▶ **Written request**: Leave out any picture and return the remaining listing below exactly as given.

▶ **Data segment**:
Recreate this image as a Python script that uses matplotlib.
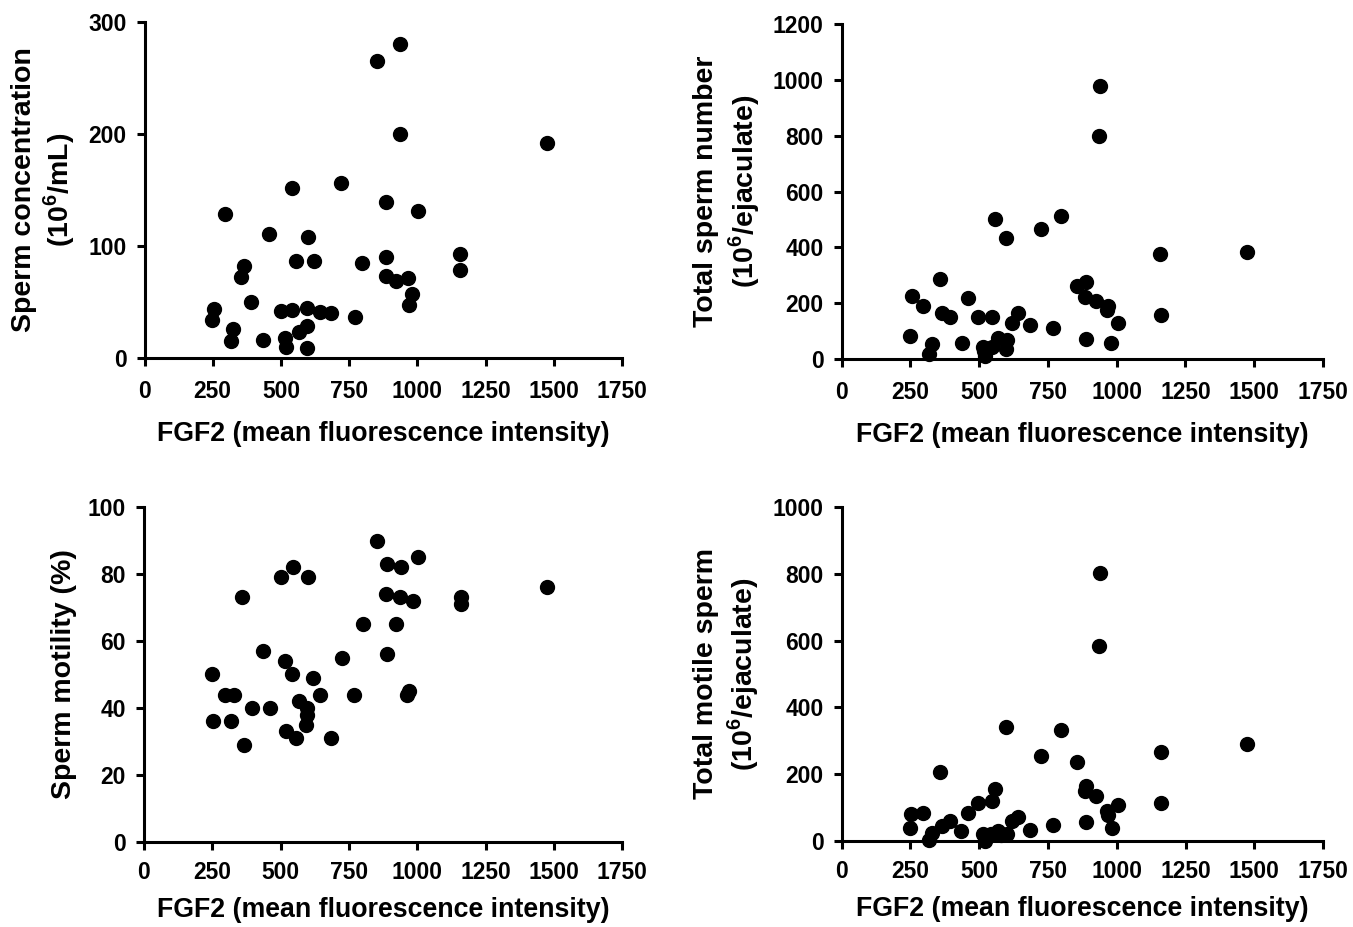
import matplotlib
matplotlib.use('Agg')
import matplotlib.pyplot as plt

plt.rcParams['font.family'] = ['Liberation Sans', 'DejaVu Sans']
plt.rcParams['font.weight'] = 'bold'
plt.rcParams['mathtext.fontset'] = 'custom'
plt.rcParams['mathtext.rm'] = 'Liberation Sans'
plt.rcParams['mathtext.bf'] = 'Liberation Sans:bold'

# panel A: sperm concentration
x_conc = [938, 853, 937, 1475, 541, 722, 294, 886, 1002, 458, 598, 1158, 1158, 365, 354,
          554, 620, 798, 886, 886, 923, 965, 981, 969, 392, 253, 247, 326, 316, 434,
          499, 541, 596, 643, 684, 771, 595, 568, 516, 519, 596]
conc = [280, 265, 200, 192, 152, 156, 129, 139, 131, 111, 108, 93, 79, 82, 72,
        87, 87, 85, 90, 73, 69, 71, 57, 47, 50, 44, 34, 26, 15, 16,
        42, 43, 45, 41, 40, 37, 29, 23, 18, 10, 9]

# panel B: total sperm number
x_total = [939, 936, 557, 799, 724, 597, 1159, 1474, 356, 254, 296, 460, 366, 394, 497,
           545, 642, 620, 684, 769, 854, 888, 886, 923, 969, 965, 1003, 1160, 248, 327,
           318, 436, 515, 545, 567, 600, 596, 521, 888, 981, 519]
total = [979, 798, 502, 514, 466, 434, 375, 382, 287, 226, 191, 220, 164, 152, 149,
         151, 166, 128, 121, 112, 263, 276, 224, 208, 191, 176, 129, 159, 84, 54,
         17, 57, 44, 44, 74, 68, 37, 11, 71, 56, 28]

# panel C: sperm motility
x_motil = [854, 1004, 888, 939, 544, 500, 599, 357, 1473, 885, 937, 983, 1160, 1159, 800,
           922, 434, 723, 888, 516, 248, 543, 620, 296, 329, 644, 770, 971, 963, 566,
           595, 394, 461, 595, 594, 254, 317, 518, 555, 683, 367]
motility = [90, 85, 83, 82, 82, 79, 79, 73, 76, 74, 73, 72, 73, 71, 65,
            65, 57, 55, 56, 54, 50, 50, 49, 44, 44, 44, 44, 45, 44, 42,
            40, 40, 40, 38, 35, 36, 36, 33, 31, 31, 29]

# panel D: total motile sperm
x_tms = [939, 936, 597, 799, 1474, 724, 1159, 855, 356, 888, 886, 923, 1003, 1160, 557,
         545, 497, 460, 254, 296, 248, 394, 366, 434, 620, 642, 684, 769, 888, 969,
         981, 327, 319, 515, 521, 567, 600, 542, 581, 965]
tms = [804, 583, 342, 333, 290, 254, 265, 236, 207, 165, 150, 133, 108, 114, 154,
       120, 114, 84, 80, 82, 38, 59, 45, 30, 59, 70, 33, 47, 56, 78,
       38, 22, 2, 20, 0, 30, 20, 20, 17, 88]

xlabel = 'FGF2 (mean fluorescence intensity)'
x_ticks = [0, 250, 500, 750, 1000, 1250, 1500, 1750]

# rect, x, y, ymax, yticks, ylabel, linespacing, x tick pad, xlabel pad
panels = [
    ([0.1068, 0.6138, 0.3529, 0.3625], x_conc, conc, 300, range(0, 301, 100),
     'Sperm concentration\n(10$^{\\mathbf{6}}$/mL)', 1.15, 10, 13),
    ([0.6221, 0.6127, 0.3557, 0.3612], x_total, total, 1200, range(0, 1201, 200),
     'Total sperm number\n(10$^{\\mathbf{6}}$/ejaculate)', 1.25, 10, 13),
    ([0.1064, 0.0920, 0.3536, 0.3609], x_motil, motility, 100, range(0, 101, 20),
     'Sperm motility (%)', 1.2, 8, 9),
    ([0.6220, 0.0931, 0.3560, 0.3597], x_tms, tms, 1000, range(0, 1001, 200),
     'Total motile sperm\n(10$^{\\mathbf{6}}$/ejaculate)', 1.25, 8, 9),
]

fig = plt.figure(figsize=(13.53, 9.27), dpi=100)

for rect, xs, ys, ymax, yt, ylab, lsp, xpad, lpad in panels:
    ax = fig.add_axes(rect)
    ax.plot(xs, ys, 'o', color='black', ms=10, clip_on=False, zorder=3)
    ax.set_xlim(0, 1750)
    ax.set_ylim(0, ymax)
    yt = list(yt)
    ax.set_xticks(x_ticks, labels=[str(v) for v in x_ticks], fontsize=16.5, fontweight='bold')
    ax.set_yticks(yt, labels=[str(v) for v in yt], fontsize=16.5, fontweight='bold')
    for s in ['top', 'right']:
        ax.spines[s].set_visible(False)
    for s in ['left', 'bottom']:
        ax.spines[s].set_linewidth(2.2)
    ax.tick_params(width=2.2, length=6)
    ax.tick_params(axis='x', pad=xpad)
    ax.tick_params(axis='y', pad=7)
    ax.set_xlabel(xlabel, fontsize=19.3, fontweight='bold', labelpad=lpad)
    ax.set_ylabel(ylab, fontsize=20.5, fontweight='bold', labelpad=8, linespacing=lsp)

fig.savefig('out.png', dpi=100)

▶ **Answer in full**:
Recreate this image as a Python script that uses matplotlib.
import matplotlib
matplotlib.use('Agg')
import matplotlib.pyplot as plt

plt.rcParams['font.family'] = ['Liberation Sans', 'DejaVu Sans']
plt.rcParams['font.weight'] = 'bold'
plt.rcParams['mathtext.fontset'] = 'custom'
plt.rcParams['mathtext.rm'] = 'Liberation Sans'
plt.rcParams['mathtext.bf'] = 'Liberation Sans:bold'

# panel A: sperm concentration
x_conc = [938, 853, 937, 1475, 541, 722, 294, 886, 1002, 458, 598, 1158, 1158, 365, 354,
          554, 620, 798, 886, 886, 923, 965, 981, 969, 392, 253, 247, 326, 316, 434,
          499, 541, 596, 643, 684, 771, 595, 568, 516, 519, 596]
conc = [280, 265, 200, 192, 152, 156, 129, 139, 131, 111, 108, 93, 79, 82, 72,
        87, 87, 85, 90, 73, 69, 71, 57, 47, 50, 44, 34, 26, 15, 16,
        42, 43, 45, 41, 40, 37, 29, 23, 18, 10, 9]

# panel B: total sperm number
x_total = [939, 936, 557, 799, 724, 597, 1159, 1474, 356, 254, 296, 460, 366, 394, 497,
           545, 642, 620, 684, 769, 854, 888, 886, 923, 969, 965, 1003, 1160, 248, 327,
           318, 436, 515, 545, 567, 600, 596, 521, 888, 981, 519]
total = [979, 798, 502, 514, 466, 434, 375, 382, 287, 226, 191, 220, 164, 152, 149,
         151, 166, 128, 121, 112, 263, 276, 224, 208, 191, 176, 129, 159, 84, 54,
         17, 57, 44, 44, 74, 68, 37, 11, 71, 56, 28]

# panel C: sperm motility
x_motil = [854, 1004, 888, 939, 544, 500, 599, 357, 1473, 885, 937, 983, 1160, 1159, 800,
           922, 434, 723, 888, 516, 248, 543, 620, 296, 329, 644, 770, 971, 963, 566,
           595, 394, 461, 595, 594, 254, 317, 518, 555, 683, 367]
motility = [90, 85, 83, 82, 82, 79, 79, 73, 76, 74, 73, 72, 73, 71, 65,
            65, 57, 55, 56, 54, 50, 50, 49, 44, 44, 44, 44, 45, 44, 42,
            40, 40, 40, 38, 35, 36, 36, 33, 31, 31, 29]

# panel D: total motile sperm
x_tms = [939, 936, 597, 799, 1474, 724, 1159, 855, 356, 888, 886, 923, 1003, 1160, 557,
         545, 497, 460, 254, 296, 248, 394, 366, 434, 620, 642, 684, 769, 888, 969,
         981, 327, 319, 515, 521, 567, 600, 542, 581, 965]
tms = [804, 583, 342, 333, 290, 254, 265, 236, 207, 165, 150, 133, 108, 114, 154,
       120, 114, 84, 80, 82, 38, 59, 45, 30, 59, 70, 33, 47, 56, 78,
       38, 22, 2, 20, 0, 30, 20, 20, 17, 88]

xlabel = 'FGF2 (mean fluorescence intensity)'
x_ticks = [0, 250, 500, 750, 1000, 1250, 1500, 1750]

# rect, x, y, ymax, yticks, ylabel, linespacing, x tick pad, xlabel pad
panels = [
    ([0.1068, 0.6138, 0.3529, 0.3625], x_conc, conc, 300, range(0, 301, 100),
     'Sperm concentration\n(10$^{\\mathbf{6}}$/mL)', 1.15, 10, 13),
    ([0.6221, 0.6127, 0.3557, 0.3612], x_total, total, 1200, range(0, 1201, 200),
     'Total sperm number\n(10$^{\\mathbf{6}}$/ejaculate)', 1.25, 10, 13),
    ([0.1064, 0.0920, 0.3536, 0.3609], x_motil, motility, 100, range(0, 101, 20),
     'Sperm motility (%)', 1.2, 8, 9),
    ([0.6220, 0.0931, 0.3560, 0.3597], x_tms, tms, 1000, range(0, 1001, 200),
     'Total motile sperm\n(10$^{\\mathbf{6}}$/ejaculate)', 1.25, 8, 9),
]

fig = plt.figure(figsize=(13.53, 9.27), dpi=100)

for rect, xs, ys, ymax, yt, ylab, lsp, xpad, lpad in panels:
    ax = fig.add_axes(rect)
    ax.plot(xs, ys, 'o', color='black', ms=10, clip_on=False, zorder=3)
    ax.set_xlim(0, 1750)
    ax.set_ylim(0, ymax)
    yt = list(yt)
    ax.set_xticks(x_ticks, labels=[str(v) for v in x_ticks], fontsize=16.5, fontweight='bold')
    ax.set_yticks(yt, labels=[str(v) for v in yt], fontsize=16.5, fontweight='bold')
    for s in ['top', 'right']:
        ax.spines[s].set_visible(False)
    for s in ['left', 'bottom']:
        ax.spines[s].set_linewidth(2.2)
    ax.tick_params(width=2.2, length=6)
    ax.tick_params(axis='x', pad=xpad)
    ax.tick_params(axis='y', pad=7)
    ax.set_xlabel(xlabel, fontsize=19.3, fontweight='bold', labelpad=lpad)
    ax.set_ylabel(ylab, fontsize=20.5, fontweight='bold', labelpad=8, linespacing=lsp)

fig.savefig('out.png', dpi=100)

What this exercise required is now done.